Liverpool joins Oryx Sanctuary, Elbe Valley on names dropped from World Heritage list

Saturday July 24 2021
The Merseyside Maritime Museum and Pump House

The Merseyside Maritime Museum and Pump House at the Albert Dock, Liverpool. PHOTO | AFP


Liverpool’s Maritime Mercantile City in Britain was not so lucky as on Wednesday it became only the third site ever to be struck off the list for failing to maintain World Heritage criteria.

The other two were Oman’s Arabian Oryx Sanctuary in 2007 and Germany’s Dresden Elbe Valley in 2009. Selous and Liverpool were the only sites recommended for deletion this year.

The vote to remove Liverpool, which has been on the World Heritage List since 2004, was done by majority secret ballot following two days of heated debate among committee members over modern real estate property developments along the city’s waterfront area that were said to have diminished its key status as an ‘ancient’ site.

Liverpool Waters is a mixed-use project for residential units, business space, hotel and conference facilities among others to regenerate town’s historic docklands which have stood derelict for many years.

According to the town, the aim of the project is to enable it to with Hamburg, Boston and Barcelona in terms of waterfront offer.

Liverpool’s historic centre and docklands were inscribed for bearing witness to development of one of the world’s major trading centres in 18th and 19th centuries.
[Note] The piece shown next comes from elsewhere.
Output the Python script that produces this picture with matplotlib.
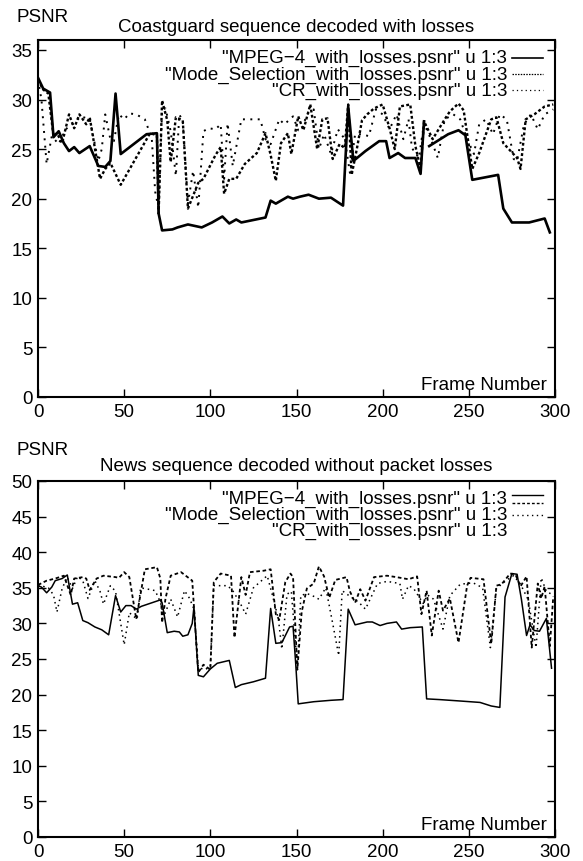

The site illustrated pioneering developments in modern dock technology, transport systems and port management.


Salonga reprieve

The committee also decided on Monday to take the Salonga National Park in Democratic Republic of Congo off the list of endangered World Heritage Sites after accepting clarifications from DR Congo officials regarding controversial oil concessions and anti-poaching measures related to the property.

WWF said anti-poaching measures allowed for SNP’s stable bonobo and forest elephant population. According to latest biomonitoring estimates, SNP hosts over 15,000 bonobos (about 50 per cent of global population) and 1,500 forest elephants.

Salonga National Park, which is Africa’s largest tropical rainforest reserve, became a World Heritage Site in 1984 and was added to the list of endangered sites in 1999.

Salonga has been on in-danger list since 1999 due to conflict, poaching, deforestation, poor management and illegal occupation. Oil blocks granted to exploration firms encroached on SNP posing a threat to wildlife-rich site.

Situated at the heart of the central basin of the Congo River, the park is isolated and accessible only by water but remains the habitat of many endemic endangered wildlife species including the bonobo, the Congo peacock, the forest elephant and the African slender-snouted or ‘false’ crocodile.

It plays major role in climate regulation and sequestration of carbon dioxide.

Unesco World Heritage Committee said any deletion from World Heritage List is a loss to international community, globally shared values and commitments under the World Heritage Convention.

Unesco’s 44th session of World Heritage Committee hosted by Fuzhou town in China is taking place online until July 31 this year. It started on July 16, 2021 and IUCN is the Committee’s official advisor on nature.